* What you have to do *
Leave the pictures out, and output exactly the lines from the one containing "Recreate this image" through the one containing "plt.rcParams['hatch.color'] = 'black'".

++++ Dataset records ++++

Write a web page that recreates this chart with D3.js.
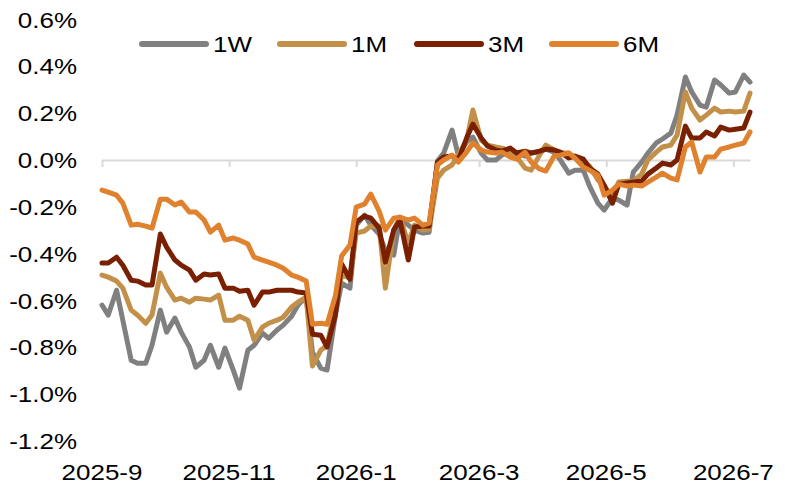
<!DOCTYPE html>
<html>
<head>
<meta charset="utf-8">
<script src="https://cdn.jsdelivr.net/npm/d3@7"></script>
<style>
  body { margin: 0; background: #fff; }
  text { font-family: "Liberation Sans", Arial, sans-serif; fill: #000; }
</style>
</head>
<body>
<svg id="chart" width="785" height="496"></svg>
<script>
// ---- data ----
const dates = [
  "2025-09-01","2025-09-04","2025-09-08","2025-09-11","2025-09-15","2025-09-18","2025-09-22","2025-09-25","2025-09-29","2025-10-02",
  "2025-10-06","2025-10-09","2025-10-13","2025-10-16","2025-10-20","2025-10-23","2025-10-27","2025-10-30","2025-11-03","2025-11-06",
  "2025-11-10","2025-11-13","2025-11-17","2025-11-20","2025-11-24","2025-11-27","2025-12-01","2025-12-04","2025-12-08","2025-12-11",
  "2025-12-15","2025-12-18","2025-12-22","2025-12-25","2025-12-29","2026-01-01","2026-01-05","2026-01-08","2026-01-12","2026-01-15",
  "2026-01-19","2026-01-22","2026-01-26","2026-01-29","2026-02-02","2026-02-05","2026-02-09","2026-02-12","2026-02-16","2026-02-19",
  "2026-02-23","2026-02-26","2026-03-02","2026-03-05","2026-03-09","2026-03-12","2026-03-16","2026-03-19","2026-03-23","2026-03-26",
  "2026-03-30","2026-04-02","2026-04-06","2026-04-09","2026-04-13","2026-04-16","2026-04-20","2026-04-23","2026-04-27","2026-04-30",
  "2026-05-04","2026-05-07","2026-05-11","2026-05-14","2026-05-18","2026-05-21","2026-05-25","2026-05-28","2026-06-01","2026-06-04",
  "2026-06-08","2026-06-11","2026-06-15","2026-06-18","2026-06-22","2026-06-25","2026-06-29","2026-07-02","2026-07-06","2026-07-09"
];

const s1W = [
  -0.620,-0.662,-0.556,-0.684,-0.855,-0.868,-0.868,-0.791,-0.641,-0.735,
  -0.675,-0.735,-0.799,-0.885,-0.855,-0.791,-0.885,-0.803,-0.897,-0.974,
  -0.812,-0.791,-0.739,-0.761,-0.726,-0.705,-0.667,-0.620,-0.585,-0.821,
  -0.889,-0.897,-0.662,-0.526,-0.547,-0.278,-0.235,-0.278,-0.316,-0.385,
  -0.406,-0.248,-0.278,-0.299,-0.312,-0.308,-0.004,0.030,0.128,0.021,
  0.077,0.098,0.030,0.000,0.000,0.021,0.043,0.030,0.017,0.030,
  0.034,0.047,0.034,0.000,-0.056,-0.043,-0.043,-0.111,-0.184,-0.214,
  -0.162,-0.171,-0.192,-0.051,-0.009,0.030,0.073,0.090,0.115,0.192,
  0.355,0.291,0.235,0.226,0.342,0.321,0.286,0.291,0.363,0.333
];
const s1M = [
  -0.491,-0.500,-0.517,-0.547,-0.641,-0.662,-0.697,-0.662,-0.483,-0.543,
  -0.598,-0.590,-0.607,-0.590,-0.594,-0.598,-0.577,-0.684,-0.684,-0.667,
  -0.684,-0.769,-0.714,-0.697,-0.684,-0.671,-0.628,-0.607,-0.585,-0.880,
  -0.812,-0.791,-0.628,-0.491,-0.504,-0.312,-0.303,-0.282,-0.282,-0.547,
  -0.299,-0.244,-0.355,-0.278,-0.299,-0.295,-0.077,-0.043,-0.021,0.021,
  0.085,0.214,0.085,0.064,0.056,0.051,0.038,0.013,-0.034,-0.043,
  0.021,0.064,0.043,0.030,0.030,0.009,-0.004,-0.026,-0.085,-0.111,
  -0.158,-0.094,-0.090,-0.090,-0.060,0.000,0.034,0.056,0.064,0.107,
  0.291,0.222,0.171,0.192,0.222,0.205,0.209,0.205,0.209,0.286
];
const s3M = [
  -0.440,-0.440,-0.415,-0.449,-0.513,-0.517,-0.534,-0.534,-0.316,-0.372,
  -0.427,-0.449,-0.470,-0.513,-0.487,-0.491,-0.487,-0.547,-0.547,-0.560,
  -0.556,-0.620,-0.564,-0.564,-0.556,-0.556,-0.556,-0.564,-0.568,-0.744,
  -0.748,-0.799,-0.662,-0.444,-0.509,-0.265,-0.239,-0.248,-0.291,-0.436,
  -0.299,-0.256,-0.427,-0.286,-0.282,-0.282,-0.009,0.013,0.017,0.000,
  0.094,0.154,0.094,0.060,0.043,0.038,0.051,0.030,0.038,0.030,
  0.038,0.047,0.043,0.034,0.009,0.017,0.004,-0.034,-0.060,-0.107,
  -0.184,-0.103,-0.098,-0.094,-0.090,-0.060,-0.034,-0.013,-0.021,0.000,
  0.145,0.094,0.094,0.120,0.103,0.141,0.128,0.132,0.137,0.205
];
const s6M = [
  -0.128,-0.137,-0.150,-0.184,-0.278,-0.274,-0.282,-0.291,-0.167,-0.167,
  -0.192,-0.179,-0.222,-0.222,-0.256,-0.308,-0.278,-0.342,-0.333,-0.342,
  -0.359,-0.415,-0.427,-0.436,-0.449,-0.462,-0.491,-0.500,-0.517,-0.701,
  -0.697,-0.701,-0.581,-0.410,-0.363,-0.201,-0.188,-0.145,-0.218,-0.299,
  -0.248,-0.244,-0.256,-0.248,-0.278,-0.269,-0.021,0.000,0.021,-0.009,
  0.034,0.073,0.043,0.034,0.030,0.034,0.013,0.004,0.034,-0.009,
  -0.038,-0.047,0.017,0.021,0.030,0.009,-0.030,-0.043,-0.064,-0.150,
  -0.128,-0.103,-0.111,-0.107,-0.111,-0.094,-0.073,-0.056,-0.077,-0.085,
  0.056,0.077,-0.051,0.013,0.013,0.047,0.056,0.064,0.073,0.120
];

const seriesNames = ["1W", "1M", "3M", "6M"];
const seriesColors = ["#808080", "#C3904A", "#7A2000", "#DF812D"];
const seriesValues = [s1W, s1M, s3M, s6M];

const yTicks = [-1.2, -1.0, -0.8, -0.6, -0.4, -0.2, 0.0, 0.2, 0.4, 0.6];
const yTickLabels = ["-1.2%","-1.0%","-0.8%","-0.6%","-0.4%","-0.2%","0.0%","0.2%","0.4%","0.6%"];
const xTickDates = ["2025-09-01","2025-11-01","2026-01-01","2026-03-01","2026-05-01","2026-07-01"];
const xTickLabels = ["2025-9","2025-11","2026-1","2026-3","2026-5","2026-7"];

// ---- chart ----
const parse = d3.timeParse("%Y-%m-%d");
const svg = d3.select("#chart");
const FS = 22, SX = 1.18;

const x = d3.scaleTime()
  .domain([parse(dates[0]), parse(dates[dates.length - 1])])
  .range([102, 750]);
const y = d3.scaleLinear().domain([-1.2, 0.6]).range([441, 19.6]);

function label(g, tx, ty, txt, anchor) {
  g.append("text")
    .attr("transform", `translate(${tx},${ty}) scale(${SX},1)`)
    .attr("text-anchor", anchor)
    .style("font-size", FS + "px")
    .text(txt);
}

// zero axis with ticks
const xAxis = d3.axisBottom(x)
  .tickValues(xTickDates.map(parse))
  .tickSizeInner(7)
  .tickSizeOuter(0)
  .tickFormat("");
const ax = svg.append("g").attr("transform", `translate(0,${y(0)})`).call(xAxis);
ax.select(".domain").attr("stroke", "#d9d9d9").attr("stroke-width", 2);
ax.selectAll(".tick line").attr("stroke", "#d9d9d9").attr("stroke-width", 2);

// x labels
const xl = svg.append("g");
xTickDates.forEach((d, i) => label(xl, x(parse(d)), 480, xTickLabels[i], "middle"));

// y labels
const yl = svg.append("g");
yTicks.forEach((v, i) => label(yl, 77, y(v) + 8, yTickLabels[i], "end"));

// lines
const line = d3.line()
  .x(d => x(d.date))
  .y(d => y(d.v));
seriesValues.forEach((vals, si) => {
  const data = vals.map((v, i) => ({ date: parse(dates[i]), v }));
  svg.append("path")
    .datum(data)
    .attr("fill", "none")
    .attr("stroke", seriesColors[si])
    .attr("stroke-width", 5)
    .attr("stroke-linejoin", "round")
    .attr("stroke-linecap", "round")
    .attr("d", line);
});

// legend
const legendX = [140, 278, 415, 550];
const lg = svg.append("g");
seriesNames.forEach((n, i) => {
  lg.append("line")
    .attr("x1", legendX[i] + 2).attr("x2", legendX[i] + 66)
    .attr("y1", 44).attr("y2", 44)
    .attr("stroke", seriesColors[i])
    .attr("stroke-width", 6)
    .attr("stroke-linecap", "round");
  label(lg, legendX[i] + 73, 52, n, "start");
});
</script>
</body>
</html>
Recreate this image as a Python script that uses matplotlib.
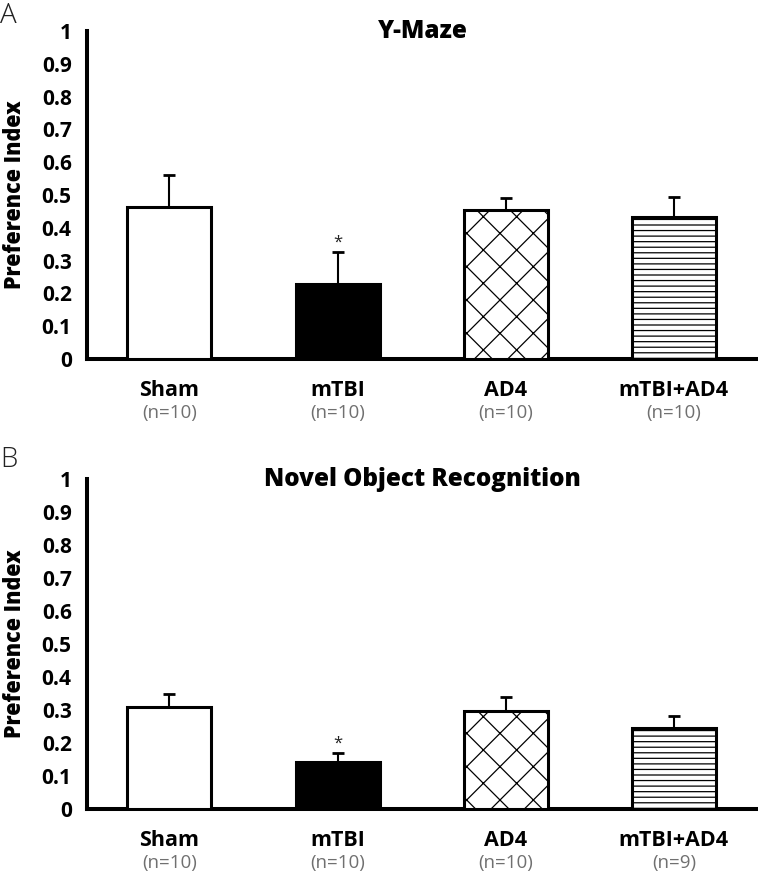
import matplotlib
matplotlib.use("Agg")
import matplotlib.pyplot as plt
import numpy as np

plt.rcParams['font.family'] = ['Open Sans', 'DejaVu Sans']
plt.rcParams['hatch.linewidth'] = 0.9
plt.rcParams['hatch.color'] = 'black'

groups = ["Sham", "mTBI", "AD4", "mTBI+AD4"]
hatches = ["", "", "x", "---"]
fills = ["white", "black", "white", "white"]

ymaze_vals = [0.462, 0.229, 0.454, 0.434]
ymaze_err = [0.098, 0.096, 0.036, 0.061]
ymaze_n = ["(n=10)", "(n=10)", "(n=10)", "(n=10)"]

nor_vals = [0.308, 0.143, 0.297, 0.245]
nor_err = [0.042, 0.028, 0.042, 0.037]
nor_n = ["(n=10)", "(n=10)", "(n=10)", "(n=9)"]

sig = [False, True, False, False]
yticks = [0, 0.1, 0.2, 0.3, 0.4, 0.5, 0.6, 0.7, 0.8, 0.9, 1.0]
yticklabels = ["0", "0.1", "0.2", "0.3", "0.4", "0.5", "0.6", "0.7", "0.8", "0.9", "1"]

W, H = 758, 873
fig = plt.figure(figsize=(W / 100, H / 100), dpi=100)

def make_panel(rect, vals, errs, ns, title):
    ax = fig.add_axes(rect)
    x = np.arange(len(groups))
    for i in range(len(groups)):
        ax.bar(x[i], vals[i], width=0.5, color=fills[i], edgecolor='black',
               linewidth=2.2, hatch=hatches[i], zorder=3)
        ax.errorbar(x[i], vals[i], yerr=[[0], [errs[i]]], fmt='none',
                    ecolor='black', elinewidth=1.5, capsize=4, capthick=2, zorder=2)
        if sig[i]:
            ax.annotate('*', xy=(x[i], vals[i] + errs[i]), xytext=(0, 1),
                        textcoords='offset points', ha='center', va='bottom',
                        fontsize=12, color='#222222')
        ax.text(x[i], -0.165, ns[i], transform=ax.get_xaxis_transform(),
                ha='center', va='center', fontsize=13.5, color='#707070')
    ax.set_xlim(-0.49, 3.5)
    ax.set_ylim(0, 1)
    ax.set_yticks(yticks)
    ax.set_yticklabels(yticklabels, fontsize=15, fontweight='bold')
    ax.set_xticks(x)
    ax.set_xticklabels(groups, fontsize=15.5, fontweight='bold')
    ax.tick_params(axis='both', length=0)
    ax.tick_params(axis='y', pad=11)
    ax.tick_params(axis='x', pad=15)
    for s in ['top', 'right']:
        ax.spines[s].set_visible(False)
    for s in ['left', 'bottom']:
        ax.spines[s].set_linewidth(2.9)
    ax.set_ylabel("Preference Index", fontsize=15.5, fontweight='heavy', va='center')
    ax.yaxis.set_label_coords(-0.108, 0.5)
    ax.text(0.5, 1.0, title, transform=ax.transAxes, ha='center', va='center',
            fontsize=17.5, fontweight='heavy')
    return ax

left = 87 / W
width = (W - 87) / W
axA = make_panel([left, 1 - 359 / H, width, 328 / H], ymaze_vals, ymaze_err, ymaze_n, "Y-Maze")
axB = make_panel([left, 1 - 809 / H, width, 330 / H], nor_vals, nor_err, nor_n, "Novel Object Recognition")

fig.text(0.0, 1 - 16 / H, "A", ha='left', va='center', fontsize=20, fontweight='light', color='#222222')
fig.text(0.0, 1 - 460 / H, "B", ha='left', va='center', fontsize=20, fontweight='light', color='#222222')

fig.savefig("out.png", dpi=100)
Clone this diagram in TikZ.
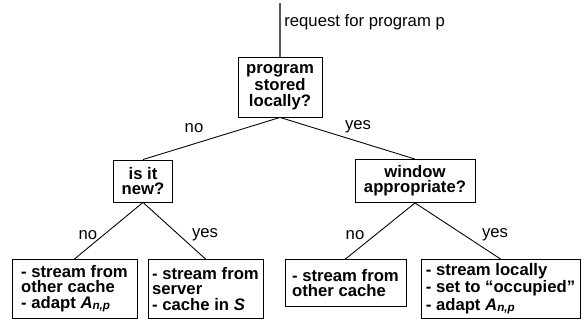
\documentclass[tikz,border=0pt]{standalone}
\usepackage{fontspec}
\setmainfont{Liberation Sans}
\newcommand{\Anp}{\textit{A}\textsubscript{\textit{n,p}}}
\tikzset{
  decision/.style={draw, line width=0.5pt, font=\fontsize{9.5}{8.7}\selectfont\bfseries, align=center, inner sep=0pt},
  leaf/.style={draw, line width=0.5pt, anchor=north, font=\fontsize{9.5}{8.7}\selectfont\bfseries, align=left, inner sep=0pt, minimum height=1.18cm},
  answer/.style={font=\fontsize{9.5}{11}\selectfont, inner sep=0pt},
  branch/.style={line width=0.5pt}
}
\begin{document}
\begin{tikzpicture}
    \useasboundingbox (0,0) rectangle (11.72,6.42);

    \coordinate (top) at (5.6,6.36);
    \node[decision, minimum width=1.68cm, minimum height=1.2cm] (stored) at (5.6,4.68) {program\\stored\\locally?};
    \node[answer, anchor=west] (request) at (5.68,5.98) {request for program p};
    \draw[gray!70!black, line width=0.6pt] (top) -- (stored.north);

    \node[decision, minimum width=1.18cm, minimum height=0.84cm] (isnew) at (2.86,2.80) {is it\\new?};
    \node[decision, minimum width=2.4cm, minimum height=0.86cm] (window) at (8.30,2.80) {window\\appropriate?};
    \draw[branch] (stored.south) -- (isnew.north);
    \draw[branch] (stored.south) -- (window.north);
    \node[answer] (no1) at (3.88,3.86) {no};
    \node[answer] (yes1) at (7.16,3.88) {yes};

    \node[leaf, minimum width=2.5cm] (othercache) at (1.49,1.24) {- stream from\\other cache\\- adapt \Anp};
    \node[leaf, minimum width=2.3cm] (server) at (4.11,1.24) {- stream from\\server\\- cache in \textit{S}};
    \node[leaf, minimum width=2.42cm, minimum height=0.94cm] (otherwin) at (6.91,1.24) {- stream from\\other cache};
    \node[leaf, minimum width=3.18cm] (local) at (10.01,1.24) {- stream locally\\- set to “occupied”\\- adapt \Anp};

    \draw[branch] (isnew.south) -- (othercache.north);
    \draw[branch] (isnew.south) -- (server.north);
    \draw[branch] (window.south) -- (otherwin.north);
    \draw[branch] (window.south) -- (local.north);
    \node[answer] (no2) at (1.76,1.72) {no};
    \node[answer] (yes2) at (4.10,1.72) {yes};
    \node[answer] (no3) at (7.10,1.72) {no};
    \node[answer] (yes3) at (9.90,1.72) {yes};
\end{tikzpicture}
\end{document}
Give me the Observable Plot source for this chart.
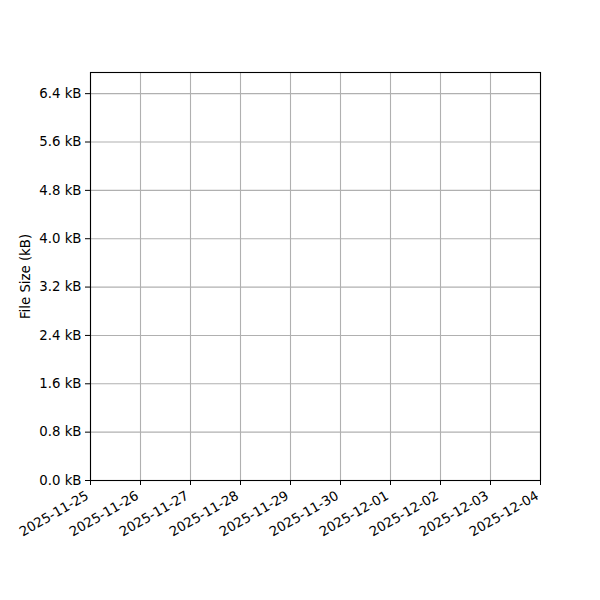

++++

* Output of the task *
Recreate this image as a Python script that uses matplotlib.
import matplotlib
matplotlib.use("Agg")
import matplotlib.pyplot as plt
import numpy as np

plt.rcParams['font.family'] = ['Open Sans', 'DejaVu Sans']
plt.rcParams['hatch.linewidth'] = 0.9
plt.rcParams['hatch.color'] = 'black'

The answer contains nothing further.